The holiday shopping season is now in full swing. I fact, a lot of us may have already finished purchasing gifts. But for those who haven't, here are a dozen practical tips from the Federal Trade Commission (FTC) to help you watch your wallet, shop wisely and protect your personal information.
Make a shopping list and check it twice. Make sure your budget includes incidentals like cards, wrapping paper, parking, or eating out.
Consider customer reviews carefully. The law says reviewers should disclose their connection to a company, but not all of them do. Before you buy anything based on a review, search online for information from sources you trust. Compare reviews from a variety of websites.
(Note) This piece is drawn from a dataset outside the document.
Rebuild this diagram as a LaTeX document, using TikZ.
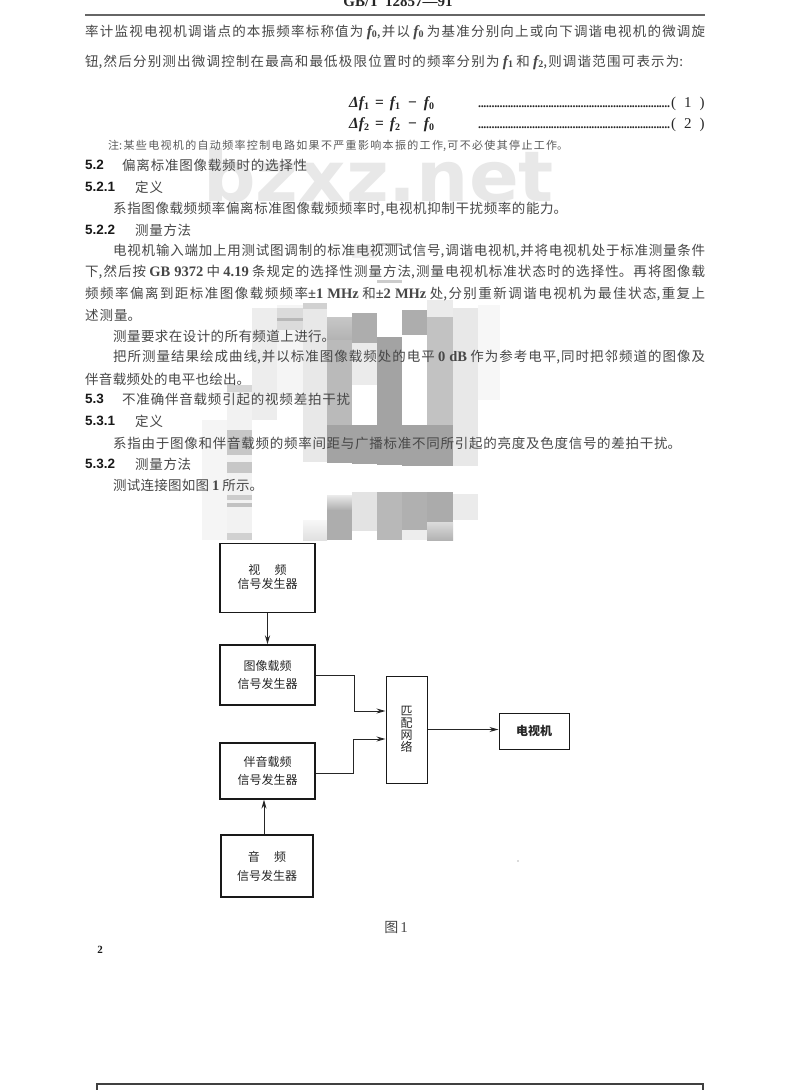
\documentclass[tikz,border=0pt]{standalone}
\usepackage{fontspec}
\setmainfont{Noto Sans CJK SC}
\newfontfamily\lat{Liberation Serif}
\newfontfamily\latsans{Liberation Sans}
\newfontfamily\wmfont{DejaVu Sans}
\usetikzlibrary{arrows.meta,calc}
\XeTeXlinebreaklocale "zh"
\XeTeXlinebreakskip=0pt plus 6pt minus 0.2pt
\newcommand{\bodyfont}{\fontsize{13.5}{15}\selectfont}
\newcommand{\fsub}[1]{{\lat\bfseries\itshape\fontsize{15.5}{16}\selectfont f}\raisebox{-1.8pt}{\lat\bfseries\fontsize{10}{10}\selectfont #1}}
\newcommand{\lb}[1]{{\lat\bfseries\fontsize{14.5}{15}\selectfont #1}}
\newcommand{\tline}[5]{\node[anchor=west,inner sep=0pt,text=black!72] (#1) at (#2,#3) {\parbox[c]{#4pt}{\bodyfont\noindent\parfillskip=0pt\tolerance=9999\hbadness=10000\emergencystretch=30pt #5\par}};}
\newcommand{\secn}[3]{\node[anchor=west,inner sep=0pt,text=black!90] (#1) at (85,#2) {\latsans\bfseries\fontsize{13.5}{15}\selectfont #3};}
\newcommand{\mos}[5]{\fill[black!#5] (#1,#2) rectangle (#3,#4);}
\newcommand{\mosg}[6]{\shade[top color=black!#5,bottom color=black!#6,draw=none] (#1,#2) rectangle (#3,#4);}
\newcommand{\eqline}[1]{\lat\bfseries\fontsize{15.5}{16}\selectfont {\itshape Δ}\fsub{#1}\hspace{6pt}=\hspace{6pt}\fsub{#1}\hspace{8pt}−\hspace{7pt}\fsub{0}}
\newcommand{\dotline}[1]{\hbox to 193pt{\fontsize{12}{12}\selectfont\lat\bfseries\leaders\hbox to 2.7pt{\hss.\hss}\hfill}{\lat\fontsize{15}{16}\selectfont(\hspace{8pt}#1\hspace{8pt})}}
\tikzset{
  x=1pt,y=-1pt,
  blockbox/.style={draw=black!90,line width=1.2pt,minimum width=95pt,minimum height=60pt,inner sep=0pt,align=center,text=black!85},
  wire/.style={draw=black!85,line width=1pt,-{Stealth[length=9pt,width=5pt]}}
}
\begin{document}
\begin{tikzpicture}
\useasboundingbox (0,0) rectangle (800,1090);
\fill[white] (0,0) rectangle (800,1090);
% background mosaic
\mos{202}{420}{227}{540}{4}
\mos{227}{385}{252}{540}{5}
\mos{227}{385}{252}{392}{16}
\mos{227}{430}{252}{455}{22}
\mos{227}{462}{252}{473}{22}
\mos{227}{495}{252}{500}{20}
\mos{227}{503}{252}{507}{24}
\mos{227}{533}{252}{540}{18}
\mos{252}{308}{277}{420}{7}
\mos{277}{305}{303}{395}{4}
\mos{277}{308}{303}{330}{14}
\mos{277}{318}{303}{321}{28}
\mos{303}{303}{327}{462}{9}
\mos{303}{303}{327}{309}{18}
\mosg{303}{520}{327}{540}{3}{12}
\mosg{327}{317}{352}{340}{22}{30}
\mos{327}{340}{352}{425}{27}
\mos{327}{425}{352}{463}{36}
\mosg{327}{495}{352}{510}{8}{32}
\mos{327}{510}{352}{540}{32}
\mos{352}{313}{377}{343}{32}
\mos{352}{343}{377}{385}{8}
\mos{352}{425}{377}{464}{36}
\mos{352}{492}{377}{531}{11}
\mos{352}{244}{377}{258}{6}
\mos{377}{337}{402}{465}{36}
\mos{377}{243}{402}{246}{22}
\mos{377}{280}{402}{283}{20}
\mos{377}{492}{402}{540}{28}
\mos{402}{310}{427}{335}{32}
\mos{402}{425}{427}{466}{36}
\mos{402}{492}{427}{530}{31}
\mos{402}{530}{427}{540}{7}
\mos{427}{317}{453}{425}{24}
\mos{427}{425}{453}{466}{36}
\mos{427}{300}{453}{317}{8}
\mos{427}{492}{453}{522}{33}
\mosg{427}{522}{453}{540}{14}{30}
\mos{453}{308}{478}{466}{9}
\mos{453}{494}{478}{520}{8}
\mos{478}{305}{500}{400}{3}
% watermark
\node[anchor=base west,inner sep=0pt,text=black!9,xscale=1.05] (wm) at (203,201) {\wmfont\bfseries\fontsize{70}{76}\selectfont bzxz.net};
% header
\node[inner sep=0pt,text=black!85] (hd) at (398,1.5) {\lat\bfseries\fontsize{15}{16}\selectfont GB/T\hspace{6pt}12857—91};
\draw[black!60,line width=1.4pt] (85,15) coordinate (hl) -- (705,15) coordinate (hr);
% body
\tline{l1}{85}{32}{620}{率计监视电视机调谐点的本振频率标称值为 \fsub{0},并以 \fsub{0} 为基准分别向上或向下调谐电视机的微调旋}
\tline{l2}{85}{62}{598}{钮,然后分别测出微调控制在最高和最低极限位置时的频率分别为 \fsub{1} 和 \fsub{2},则调谐范围可表示为:}
\node[anchor=west,inner sep=0pt,text=black!85] (e1) at (349,104) {\eqline{1}};
\node[anchor=west,inner sep=0pt,text=black!85] (e2) at (349,125) {\eqline{2}};
\node[anchor=west,inner sep=0pt,text=black!85] (d1) at (478,104) {\dotline{1}};
\node[anchor=west,inner sep=0pt,text=black!85] (d2) at (478,125) {\dotline{2}};
\node[anchor=west,inner sep=0pt,text=black!65] (n1) at (108,146) {\parbox[c]{460pt}{\fontsize{11}{12}\selectfont\noindent\parfillskip=0pt\tolerance=9999\hbadness=10000 注:某些电视机的自动频率控制电路如果不严重影响本振的工作,可不必使其停止工作。\par}};
\secn{s52}{165}{5.2}
\tline{s52t}{122}{165}{185}{偏离标准图像载频时的选择性}
\secn{s521}{187}{5.2.1}
\tline{s521t}{135}{187}{28}{定义}
\tline{p1}{113}{209}{454}{系指图像载频频率偏离标准图像载频频率时,电视机抑制干扰频率的能力。}
\secn{s522}{230}{5.2.2}
\tline{s522t}{135}{230}{56}{测量方法}
\tline{p2}{113}{251}{592}{电视机输入端加上用测试图调制的标准电视测试信号,调谐电视机,并将电视机处于标准测量条件}
\tline{p3}{85}{272}{620}{下,然后按 \lb{GB 9372} 中 \lb{4.19} 条规定的选择性测量方法,测量电视机标准状态时的选择性。再将图像载}
\tline{p4}{85}{294}{620}{频频率偏离到距标准图像载频频率\lb{±1 MHz} 和\lb{±2 MHz} 处,分别重新调谐电视机为最佳状态,重复上}
\tline{p5}{85}{315}{56}{述测量。}
\tline{p6}{113}{336}{222}{测量要求在设计的所有频道上进行。}
\tline{p7}{113}{357}{592}{把所测量结果绘成曲线,并以标准图像载频处的电平 \lb{0 dB} 作为参考电平,同时把邻频道的图像及}
\tline{p8}{85}{379}{165}{伴音载频处的电平也绘出。}
\secn{s53}{399}{5.3}
\tline{s53t}{122}{399}{228}{不准确伴音载频引起的视频差拍干扰}
\secn{s531}{421}{5.3.1}
\tline{s531t}{135}{421}{28}{定义}
\tline{p9}{113}{443}{568}{系指由于图像和伴音载频的频率间距与广播标准不同所引起的亮度及色度信号的差拍干扰。}
\secn{s532}{464}{5.3.2}
\tline{s532t}{135}{464}{56}{测量方法}
\tline{p10}{113}{485}{150}{测试连接图如图 \lb{1} 所示。}
% blocks
\node[blockbox,minimum height=69pt,font=\fontsize{12}{14}\selectfont] (b1) at (267.5,578) {\rule{0pt}{4pt}\\[-10pt]视\hspace{1.2em}频\\信号发生器};
\node[blockbox,font=\fontsize{12}{18}\selectfont] (b2) at (267.5,675) {图像载频\\信号发生器};
\node[blockbox,minimum height=56pt,font=\fontsize{12}{18}\selectfont] (b3) at (267.5,771) {伴音载频\\信号发生器};
\node[blockbox,minimum width=92pt,minimum height=62pt,font=\fontsize{12}{19}\selectfont] (b4) at (267,866) {音\hspace{1.2em}频\\信号发生器};
\node[blockbox,minimum width=41pt,minimum height=107pt,line width=1pt,font=\fontsize{12}{12}\selectfont] (mn) at (406.5,729.5) {匹\\配\\网\\络};
\node[blockbox,minimum width=70pt,minimum height=36pt,line width=1pt,font=\bfseries\fontsize{12}{14}\selectfont] (tv) at (534,731) {电视机};
% connectors
\draw[wire,line width=1.7pt] (b1.south) -- (b2.north);
\draw[wire] (b2.east) -- ++(39,0) |- ([yshift=18.5pt]mn.west);
\draw[wire] ([yshift=-2pt]b3.east) -- ++(38,0) |- ([yshift=-9.5pt]mn.west);
\draw[wire] (mn.east) -- (tv.west |- mn.east);
\draw[wire] ([xshift=-3pt]b4.north) -- ([xshift=-3.5pt]b3.south);
% caption and page furniture
\node[inner sep=0pt,text=black!72] (fig) at (396,927) {\fontsize{14}{15}\selectfont 图\hspace{2pt}{\lat\fontsize{15}{15}\selectfont 1}};
\node[inner sep=0pt,text=black!90] (pg) at (100,950) {\lat\bfseries\fontsize{11}{13}\selectfont 2};
\fill[black!60] (518,861) circle (0.7pt);
\draw[black!75,line width=1.3pt] (97,1090) -- (97,1084) -- (703,1084) -- (703,1090);
\end{tikzpicture}
\end{document}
If you use mobile apps to shop for deals, be aware of how the apps are paid for, what information they may gather from your device, or who gets that information.
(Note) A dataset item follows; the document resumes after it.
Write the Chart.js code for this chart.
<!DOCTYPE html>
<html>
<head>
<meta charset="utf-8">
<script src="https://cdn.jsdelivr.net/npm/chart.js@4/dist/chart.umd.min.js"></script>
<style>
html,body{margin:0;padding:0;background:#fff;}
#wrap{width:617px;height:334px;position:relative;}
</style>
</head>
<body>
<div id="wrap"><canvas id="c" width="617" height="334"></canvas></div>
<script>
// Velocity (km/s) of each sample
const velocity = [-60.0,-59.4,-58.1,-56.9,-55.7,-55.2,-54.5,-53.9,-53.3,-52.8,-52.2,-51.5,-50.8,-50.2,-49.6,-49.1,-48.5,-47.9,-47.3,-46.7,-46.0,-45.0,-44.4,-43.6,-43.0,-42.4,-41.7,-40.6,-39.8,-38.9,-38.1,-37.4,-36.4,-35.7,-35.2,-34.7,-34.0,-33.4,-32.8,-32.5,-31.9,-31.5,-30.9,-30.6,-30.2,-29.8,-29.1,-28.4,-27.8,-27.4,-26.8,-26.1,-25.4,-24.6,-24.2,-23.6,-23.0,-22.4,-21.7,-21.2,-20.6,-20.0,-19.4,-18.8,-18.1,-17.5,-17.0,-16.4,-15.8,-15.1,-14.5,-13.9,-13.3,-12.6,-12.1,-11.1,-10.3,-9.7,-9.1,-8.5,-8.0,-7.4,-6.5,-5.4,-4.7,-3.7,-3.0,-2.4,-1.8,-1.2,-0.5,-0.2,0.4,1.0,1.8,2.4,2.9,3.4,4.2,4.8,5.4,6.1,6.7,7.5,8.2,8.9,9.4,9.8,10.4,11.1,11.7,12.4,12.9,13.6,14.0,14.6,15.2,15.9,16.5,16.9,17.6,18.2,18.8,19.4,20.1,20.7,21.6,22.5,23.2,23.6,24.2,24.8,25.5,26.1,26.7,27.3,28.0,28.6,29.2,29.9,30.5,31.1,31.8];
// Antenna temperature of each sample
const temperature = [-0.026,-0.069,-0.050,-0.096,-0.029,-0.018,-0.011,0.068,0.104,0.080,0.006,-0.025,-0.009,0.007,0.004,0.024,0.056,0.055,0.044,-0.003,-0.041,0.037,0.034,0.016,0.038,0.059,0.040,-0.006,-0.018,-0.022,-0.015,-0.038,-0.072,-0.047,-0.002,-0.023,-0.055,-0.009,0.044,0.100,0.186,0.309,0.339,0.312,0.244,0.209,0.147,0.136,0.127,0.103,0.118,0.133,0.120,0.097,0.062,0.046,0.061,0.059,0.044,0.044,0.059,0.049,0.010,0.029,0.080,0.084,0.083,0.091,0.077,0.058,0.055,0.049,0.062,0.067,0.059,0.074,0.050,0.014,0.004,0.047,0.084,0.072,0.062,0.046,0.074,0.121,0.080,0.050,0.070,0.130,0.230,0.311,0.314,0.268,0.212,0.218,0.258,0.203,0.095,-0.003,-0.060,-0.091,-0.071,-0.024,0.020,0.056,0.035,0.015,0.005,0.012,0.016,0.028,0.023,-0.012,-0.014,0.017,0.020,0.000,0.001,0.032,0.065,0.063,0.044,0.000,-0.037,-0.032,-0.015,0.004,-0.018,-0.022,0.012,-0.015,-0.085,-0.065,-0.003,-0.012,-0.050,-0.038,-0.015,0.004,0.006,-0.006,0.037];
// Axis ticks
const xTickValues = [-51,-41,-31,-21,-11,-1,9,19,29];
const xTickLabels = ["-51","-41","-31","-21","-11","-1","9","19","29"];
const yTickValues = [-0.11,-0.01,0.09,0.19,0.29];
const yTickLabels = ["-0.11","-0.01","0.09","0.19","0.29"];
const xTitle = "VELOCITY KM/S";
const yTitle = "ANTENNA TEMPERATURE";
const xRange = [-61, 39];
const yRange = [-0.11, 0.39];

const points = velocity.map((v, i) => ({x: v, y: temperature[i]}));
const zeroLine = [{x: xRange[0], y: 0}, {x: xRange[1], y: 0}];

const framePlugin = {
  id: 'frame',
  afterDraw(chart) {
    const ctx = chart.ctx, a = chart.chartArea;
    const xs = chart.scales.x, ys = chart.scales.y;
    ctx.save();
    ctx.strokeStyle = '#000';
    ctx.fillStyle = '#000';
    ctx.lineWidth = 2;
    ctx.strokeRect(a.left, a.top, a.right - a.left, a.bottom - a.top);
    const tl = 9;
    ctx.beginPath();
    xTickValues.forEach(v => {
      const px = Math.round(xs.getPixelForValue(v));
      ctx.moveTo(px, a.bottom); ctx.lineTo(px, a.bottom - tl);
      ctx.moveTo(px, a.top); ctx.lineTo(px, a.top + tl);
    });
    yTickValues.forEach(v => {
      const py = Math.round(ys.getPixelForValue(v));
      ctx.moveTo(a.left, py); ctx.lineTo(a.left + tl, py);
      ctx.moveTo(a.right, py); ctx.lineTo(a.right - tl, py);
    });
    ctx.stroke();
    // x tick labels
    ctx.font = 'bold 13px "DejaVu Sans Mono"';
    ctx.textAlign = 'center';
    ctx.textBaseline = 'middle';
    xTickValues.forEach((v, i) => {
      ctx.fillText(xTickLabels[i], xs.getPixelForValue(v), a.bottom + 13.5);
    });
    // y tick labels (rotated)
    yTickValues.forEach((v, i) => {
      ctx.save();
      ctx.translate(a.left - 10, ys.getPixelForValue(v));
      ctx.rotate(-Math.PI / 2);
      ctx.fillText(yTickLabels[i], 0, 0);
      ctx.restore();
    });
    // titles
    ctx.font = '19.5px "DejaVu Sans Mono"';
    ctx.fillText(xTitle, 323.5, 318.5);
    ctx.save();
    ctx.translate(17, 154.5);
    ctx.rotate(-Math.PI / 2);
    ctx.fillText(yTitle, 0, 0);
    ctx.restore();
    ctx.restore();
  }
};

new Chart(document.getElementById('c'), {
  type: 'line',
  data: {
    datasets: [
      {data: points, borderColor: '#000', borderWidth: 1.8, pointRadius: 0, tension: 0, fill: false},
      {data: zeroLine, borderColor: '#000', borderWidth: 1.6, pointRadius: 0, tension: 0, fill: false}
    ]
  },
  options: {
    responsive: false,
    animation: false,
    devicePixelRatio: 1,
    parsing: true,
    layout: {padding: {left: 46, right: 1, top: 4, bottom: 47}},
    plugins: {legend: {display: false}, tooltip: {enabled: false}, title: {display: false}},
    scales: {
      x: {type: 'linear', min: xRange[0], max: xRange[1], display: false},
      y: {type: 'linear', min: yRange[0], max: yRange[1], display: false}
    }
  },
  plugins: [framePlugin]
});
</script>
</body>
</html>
Giving jewelry? Take some time to learn the terms used in the industry so you can get the best quality and value.
Make sure the scanned price is right. Overcharges cost you money and time, especially if you don't notice them right away.
Save every receipt. When you're shopping online, keep copies of your order number, the refund and return policies, shipping costs and warranties.
Free can be costly. Screen savers, e-cards, or other free seasonal downloads can carry viruses. Keep your anti-virus and anti-spyware software, and your firewall, current.
Billed for merchandise that wasn't received? Here's what to do Â if you get a bill for merchandise that you -- or your Aunt Colleen -- never received.
Treat a gift card like cash. If it's lost or stolen, you may be out the whole amount. Report it to the issuer right away.
If you're shopping "green," online or off, examine product claims carefully.
Be stingy when it comes to sharing your personal information. Don't give out your credit card or other financial information for a chance at the newest tech toy, free gift card, seasonal job or holiday vacation rental.
Tis the season to be wary, especially of charities that don't -- or won't -- provide key information in writing. Look for their mission statement, costs and where the money goes.